Edge Cases (Important Guidance for Agents)
Case 1: “Manual compliance approval required before deployment”
❌ Not met
Rationale:
- compliance is procedural
- not embedded in system behavior
Case 2: “Policy enforcement exists but incomplete coverage”
⚠️ Partial
Rationale:
- some controls enforced
- gaps remain (e.g., fairness, misuse detection)
Case 3: “Policy-as-code with automatic runtime enforcement”
✅ Met
Rationale:
- policies declared, bound, and enforced
- no manual dependency
Case 4: “High-risk AI (R3/R4) with human oversight layer”
✅ Met, if:
- oversight is part of policy enforcement
- not a replacement for system-level controls
Evidence Signals an Agent Should Look For
Authoritative evidence:
- policy artifacts linked to AIPROD/AIPDS
- runtime enforcement logs
- entitlement and access control configuration
- risk tier classification
Supporting evidence:
- violation detection signals (linked to AIPCH07)
- audit trails of enforcement actions
- policy evaluation results
Red flags:
- reliance on documentation or guidelines
- manual approval workflows
- inconsistent enforcement across consumers
- lack of runtime policy signals
How an AI Agent Should Decide
Decision rule (simplified):
If governance and compliance depend on manual processes, documentation, or human interpretation rather than automated, runtime policy enforcement, AIPCH10 is not met.

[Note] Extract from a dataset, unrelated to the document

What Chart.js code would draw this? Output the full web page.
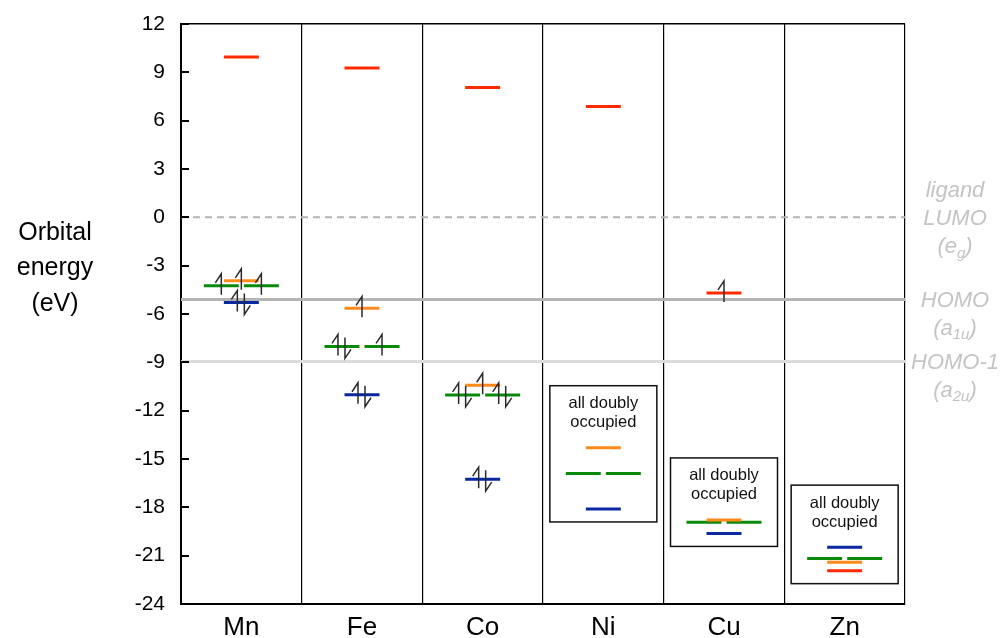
<!DOCTYPE html>
<html>
<head>
<meta charset="utf-8">
<script src="https://cdn.jsdelivr.net/npm/chart.js@4.4.1/dist/chart.umd.min.js"></script>
<style>
    html, body { margin: 0; padding: 0; background: #ffffff; }
</style>
</head>
<body>
<canvas id="myChart" width="1001" height="638"></canvas>
<script>
// --- data ---
const metals = ['Mn', 'Fe', 'Co', 'Ni', 'Cu', 'Zn'];
const yTicks = [12, 9, 6, 3, 0, -3, -6, -9, -12, -15, -18, -21, -24];

// d-orbital energies (eV) per metal
const redLevels    = [9.95, 9.27, 8.06, 6.88, -4.69, -21.93];
const orangeLevels = [-3.94, -5.65, -10.42, -14.30, -18.78, -21.41];
const greenLevels  = [-4.25, -8.01, -11.02, -15.90, -18.93, -21.17];
const blueLevels   = [-5.28, -11.01, -16.25, -18.10, -19.62, -20.47];

// occupation: '' empty, 'up' one electron, 'pair' two, 'box' = inside "all doubly occupied"
const redElectrons        = ['', '', '', '', 'up', 'box'];
const orangeElectrons     = ['up', 'up', 'up', 'box', 'box', 'box'];
const greenLeftElectrons  = ['up', 'pair', 'pair', 'box', 'box', 'box'];
const greenRightElectrons = ['up', 'up', 'pair', 'box', 'box', 'box'];
const blueElectrons       = ['pair', 'pair', 'pair', 'box', 'box', 'box'];

// ligand reference levels
const refLevels = [0, -5.1, -8.95];
const refLabels = [['ligand', 'LUMO', '(e_g)'], ['HOMO', '(a_1u)'], ['HOMO-1', '(a_2u)']];
const refAnchorLine = [1, 0, 0];

// --- styling ---
const HALF = 0.145;        // half length of an orbital bar (x units)
const SPLIT = 0.166;       // offset of the two degenerate e orbitals
const FONT = "'Liberation Sans', Arial, sans-serif";

const levelSets = [
    { color: '#ff2a00', values: redLevels, electrons: [redElectrons] },
    { color: '#ff8a1c', values: orangeLevels, electrons: [orangeElectrons] },
    { color: '#0a8a0a', values: greenLevels, electrons: [greenLeftElectrons, greenRightElectrons] },
    { color: '#0a28a0', values: blueLevels, electrons: [blueElectrons] }
];
const refStyles = [
    { color: '#b4b4b4', width: 2, dash: [7, 5] },
    { color: '#b4b4b4', width: 3, dash: [] },
    { color: '#dcdcdc', width: 3, dash: [] }
];

function _Centres(i, split) {
    return split ? [i + 0.5 - SPLIT, i + 0.5 + SPLIT] : [i + 0.5];
}

function _SegmentPoints(set) {
    let pts = [];
    set.values.forEach((v, i) => {
        _Centres(i, set.electrons.length > 1).forEach(c => {
            pts.push({ x: c - HALF, y: v }, { x: c + HALF, y: v }, { x: c + HALF, y: null });
        });
    });
    return pts;
}

let datasets = levelSets.map(set => ({
    type: 'line',
    data: _SegmentPoints(set),
    borderColor: set.color,
    borderWidth: 3,
    pointRadius: 0,
    spanGaps: false,
    order: 1
}));

refLevels.forEach((v, i) => {
    datasets.push({
        type: 'line',
        data: [{ x: 0, y: v }, { x: metals.length, y: v }],
        borderColor: refStyles[i].color,
        borderWidth: refStyles[i].width,
        borderDash: refStyles[i].dash,
        pointRadius: 0,
        order: 2
    });
});

// --- electrons as half-arrows ---
function _DrawUp(ctx, x, y) {
    ctx.beginPath();
    ctx.moveTo(x, y + 9);
    ctx.lineTo(x, y - 12);
    ctx.lineTo(x - 6, y - 3);
    ctx.stroke();
}

function _DrawDown(ctx, x, y) {
    ctx.beginPath();
    ctx.moveTo(x, y - 9);
    ctx.lineTo(x, y + 12);
    ctx.lineTo(x + 6, y + 3);
    ctx.stroke();
}

const electronPlugin = {
    id: 'electrons',
    afterDatasetsDraw(chart) {
        const ctx = chart.ctx;
        const xs = chart.scales.x, ys = chart.scales.y;
        ctx.save();
        ctx.strokeStyle = '#2a2a2a';
        ctx.lineWidth = 1.5;
        levelSets.forEach(set => {
            set.values.forEach((v, i) => {
                _Centres(i, set.electrons.length > 1).forEach((c, k) => {
                    let code = set.electrons[k][i];
                    let px = xs.getPixelForValue(c), py = ys.getPixelForValue(v);
                    if (code === 'up') _DrawUp(ctx, px, py);
                    if (code === 'pair') {
                        _DrawUp(ctx, px - 4, py);
                        _DrawDown(ctx, px + 3, py);
                    }
                });
            });
        });
        ctx.restore();
    }
};

// --- "all doubly occupied" boxes ---
const boxPlugin = {
    id: 'boxes',
    afterDatasetsDraw(chart) {
        const ctx = chart.ctx;
        const xs = chart.scales.x, ys = chart.scales.y;
        ctx.save();
        metals.forEach((m, i) => {
            let vals = [];
            levelSets.forEach(set => {
                if (set.electrons[0][i] === 'box') vals.push(set.values[i]);
            });
            if (!vals.length) return;
            let top = ys.getPixelForValue(Math.max(...vals)) - 62;
            let bottom = ys.getPixelForValue(Math.min(...vals)) + 13;
            let cx = xs.getPixelForValue(i + 0.5);
            ctx.strokeStyle = '#111';
            ctx.lineWidth = 1.5;
            ctx.strokeRect(cx - 53.5, top, 107, bottom - top);
            ctx.fillStyle = '#111';
            ctx.font = '16.5px ' + FONT;
            ctx.textAlign = 'center';
            ctx.textBaseline = 'middle';
            ctx.fillText('all doubly', cx, top + 18);
            ctx.fillText('occupied', cx, top + 37);
        });
        ctx.restore();
    }
};

// --- y title, inward ticks, right-hand labels ---
function _LabelParts(str) {
    let m = str.match(/^(.*)_([^)]*)(\).*)$/);
    if (!m) return [[str, false]];
    return [[m[1], false], [m[2], true], [m[3], false]];
}

const textPlugin = {
    id: 'texts',
    afterDraw(chart) {
        const ctx = chart.ctx;
        const area = chart.chartArea;
        const ys = chart.scales.y;
        ctx.save();

        // inward tick marks
        ctx.strokeStyle = '#000';
        ctx.lineWidth = 2;
        yTicks.forEach(t => {
            let py = Math.round(ys.getPixelForValue(t));
            ctx.beginPath();
            ctx.moveTo(area.left, py);
            ctx.lineTo(area.left + 8, py);
            ctx.stroke();
        });

        // axis title
        ctx.fillStyle = '#000';
        ctx.font = '25px ' + FONT;
        ctx.textAlign = 'center';
        ctx.textBaseline = 'middle';
        ['Orbital', 'energy', '(eV)'].forEach((t, k) => ctx.fillText(t, 55, 233 + k * 35.5));

        // reference labels
        ctx.fillStyle = '#c4c4c4';
        ctx.textAlign = 'left';
        refLevels.forEach((v, i) => {
            let base = ys.getPixelForValue(v) + 1 - refAnchorLine[i] * 27;
            refLabels[i].forEach((line, k) => {
                let parts = _LabelParts(line);
                let widths = parts.map(p => {
                    ctx.font = 'italic ' + (p[1] ? 15 : 22) + 'px ' + FONT;
                    return ctx.measureText(p[0]).width;
                });
                let x = 955 - widths.reduce((a, b) => a + b, 0) / 2;
                let y = base + k * 27.5 + (k > 0 && parts.length > 1 ? 1 : 0);
                parts.forEach((p, j) => {
                    ctx.font = 'italic ' + (p[1] ? 15 : 22) + 'px ' + FONT;
                    ctx.fillText(p[0], x, y + (p[1] ? 6 : 0));
                    x += widths[j];
                });
            });
        });
        ctx.restore();
    }
};

const config = {
    data: { datasets: datasets },
    options: {
        responsive: false,
        animation: false,
        layout: { padding: { top: 24, right: 96, left: 0, bottom: 0 } },
        plugins: {
            legend: { display: false },
            tooltip: { enabled: false }
        },
        scales: {
            x: {
                type: 'linear',
                min: 0,
                max: metals.length,
                display: false
            },
            cat: {
                type: 'category',
                axis: 'x',
                position: 'bottom',
                labels: metals,
                offset: true,
                grid: {
                    offset: true,
                    color: '#000',
                    lineWidth: 1.2,
                    drawTicks: false
                },
                border: { color: '#000', width: 2 },
                ticks: {
                    font: { size: 26, family: FONT },
                    color: '#000',
                    padding: 8
                },
                afterFit: s => { s.height = 34; }
            },
            y: {
                type: 'linear',
                min: -24,
                max: 12,
                afterBuildTicks: s => { s.ticks = yTicks.map(v => ({ value: v })); },
                grid: {
                    drawTicks: false,
                    color: c => (c.tick && c.tick.value === 12 ? '#000' : 'rgba(0,0,0,0)'),
                    lineWidth: 1.5
                },
                border: { color: '#000', width: 2 },
                ticks: {
                    font: { size: 21, family: FONT },
                    color: '#000',
                    padding: 16
                },
                afterFit: s => {
                    s.width = 181;
                    s.paddingTop = 0;
                    s.paddingBottom = 0;
                }
            }
        }
    },
    plugins: [electronPlugin, boxPlugin, textPlugin]
};

let canvas = document.getElementById('myChart');
let myChart = new Chart(canvas.getContext('2d'), config);
</script>
</body>
</html>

Why AIPCH10 Is Non-Negotiable
Without AIPCH10:
- governance becomes inconsistent
- risk cannot be controlled at scale
- compliance becomes reactive
- trust (AIPCH07) becomes unreliable
AIPCH10 enables:
- continuous, enforceable governance
- scalable compliance without committees
- safe reuse and composition
- alignment with regulatory expectations
Canonical Statement (for AIPS)
AIPCH10 is satisfied only when all applicable governance and compliance requirements are explicitly declared, bound to the AI Product during creation, and automatically enforced at runtime through machine-interpretable policy-as-code, without reliance on manual processes or human interpretation.